[AIM]:
Once the pictures are set aside, transcribe the remaining data exactly.

+ + +

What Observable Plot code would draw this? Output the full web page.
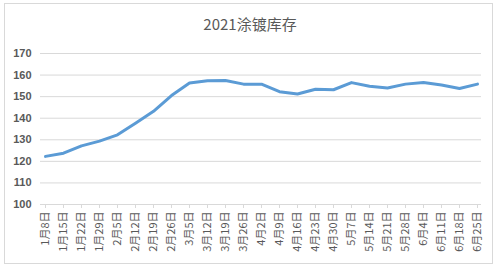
<!DOCTYPE html>
<html><head><meta charset="utf-8">
<script src="https://cdn.jsdelivr.net/npm/d3@7"></script>
<script src="https://cdn.jsdelivr.net/npm/@observablehq/plot@0.6"></script>
<style>
body{margin:0;background:#fff;}
#wrap{position:relative;width:500px;height:268px;overflow:hidden;background:#fff;}
#frame{position:absolute;left:4px;top:3px;width:489px;height:261px;border:1px solid #d9d9d9;box-sizing:border-box;}
#title{position:absolute;left:0;top:13px;width:500px;text-align:center;font:15px "Noto Sans CJK SC","Noto Sans",sans-serif;color:#595959;}
#chart{position:absolute;left:0;top:0;}
</style></head>
<body><div id="wrap"><div id="frame"></div><div id="title">2021涂镀库存</div><div id="chart"></div></div>
<script>
const dates = ["1月8日","1月15日","1月22日","1月29日","2月5日","2月12日","2月19日","2月26日","3月5日","3月12日","3月19日","3月26日","4月2日","4月9日","4月16日","4月23日","4月30日","5月7日","5月14日","5月21日","5月28日","6月4日","6月11日","6月18日","6月25日"];
const values = [122.3,123.8,127.2,129.4,132.3,137.7,143.2,150.5,156.3,157.4,157.5,155.8,155.8,152.3,151.2,153.4,153.2,156.5,154.8,154.0,155.8,156.6,155.4,153.8,155.8];
const yTicks = [100,110,120,130,140,150,160,170];
const data = dates.map((d,i)=>({date:d, value:values[i]}));
const chart = Plot.plot({
  width:500, height:268,
  marginLeft:40, marginRight:19, marginTop:53, marginBottom:64,
  style:{fontFamily:'"Noto Sans CJK SC","Noto Sans",sans-serif', fontSize:"10px", color:"#595959", background:"transparent"},
  x:{type:"point", domain:dates, padding:0},
  y:{domain:[100,170]},
  marks:[
    Plot.gridY(yTicks.slice(1), {stroke:"#d9d9d9", strokeOpacity:1}),
    Plot.ruleY([100], {stroke:"#d9d9d9"}),
    Plot.axisY(yTicks, {tickSize:0, tickPadding:9, label:null, fill:"#595959", fontWeight:"bold", fontSize:11, fontFamily:"'Liberation Sans',sans-serif"}),
    Plot.axisX({tickRotate:-90, tickSize:4, tickPadding:3, label:null, stroke:"#d9d9d9", fill:"#595959", fontSize:11}),
    Plot.line(data, {x:"date", y:"value", stroke:"#5b9bd5", strokeWidth:3, strokeLinejoin:"round", strokeLinecap:"round"})
  ]
});
document.getElementById("chart").appendChild(chart);
</script></body></html>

+ + +

[WORKED ANSWER]:
What Observable Plot code would draw this? Output the full web page.
<!DOCTYPE html>
<html><head><meta charset="utf-8">
<script src="https://cdn.jsdelivr.net/npm/d3@7"></script>
<script src="https://cdn.jsdelivr.net/npm/@observablehq/plot@0.6"></script>
<style>
body{margin:0;background:#fff;}
#wrap{position:relative;width:500px;height:268px;overflow:hidden;background:#fff;}
#frame{position:absolute;left:4px;top:3px;width:489px;height:261px;border:1px solid #d9d9d9;box-sizing:border-box;}
#title{position:absolute;left:0;top:13px;width:500px;text-align:center;font:15px "Noto Sans CJK SC","Noto Sans",sans-serif;color:#595959;}
#chart{position:absolute;left:0;top:0;}
</style></head>
<body><div id="wrap"><div id="frame"></div><div id="title">2021涂镀库存</div><div id="chart"></div></div>
<script>
const dates = ["1月8日","1月15日","1月22日","1月29日","2月5日","2月12日","2月19日","2月26日","3月5日","3月12日","3月19日","3月26日","4月2日","4月9日","4月16日","4月23日","4月30日","5月7日","5月14日","5月21日","5月28日","6月4日","6月11日","6月18日","6月25日"];
const values = [122.3,123.8,127.2,129.4,132.3,137.7,143.2,150.5,156.3,157.4,157.5,155.8,155.8,152.3,151.2,153.4,153.2,156.5,154.8,154.0,155.8,156.6,155.4,153.8,155.8];
const yTicks = [100,110,120,130,140,150,160,170];
const data = dates.map((d,i)=>({date:d, value:values[i]}));
const chart = Plot.plot({
  width:500, height:268,
  marginLeft:40, marginRight:19, marginTop:53, marginBottom:64,
  style:{fontFamily:'"Noto Sans CJK SC","Noto Sans",sans-serif', fontSize:"10px", color:"#595959", background:"transparent"},
  x:{type:"point", domain:dates, padding:0},
  y:{domain:[100,170]},
  marks:[
    Plot.gridY(yTicks.slice(1), {stroke:"#d9d9d9", strokeOpacity:1}),
    Plot.ruleY([100], {stroke:"#d9d9d9"}),
    Plot.axisY(yTicks, {tickSize:0, tickPadding:9, label:null, fill:"#595959", fontWeight:"bold", fontSize:11, fontFamily:"'Liberation Sans',sans-serif"}),
    Plot.axisX({tickRotate:-90, tickSize:4, tickPadding:3, label:null, stroke:"#d9d9d9", fill:"#595959", fontSize:11}),
    Plot.line(data, {x:"date", y:"value", stroke:"#5b9bd5", strokeWidth:3, strokeLinejoin:"round", strokeLinecap:"round"})
  ]
});
document.getElementById("chart").appendChild(chart);
</script></body></html>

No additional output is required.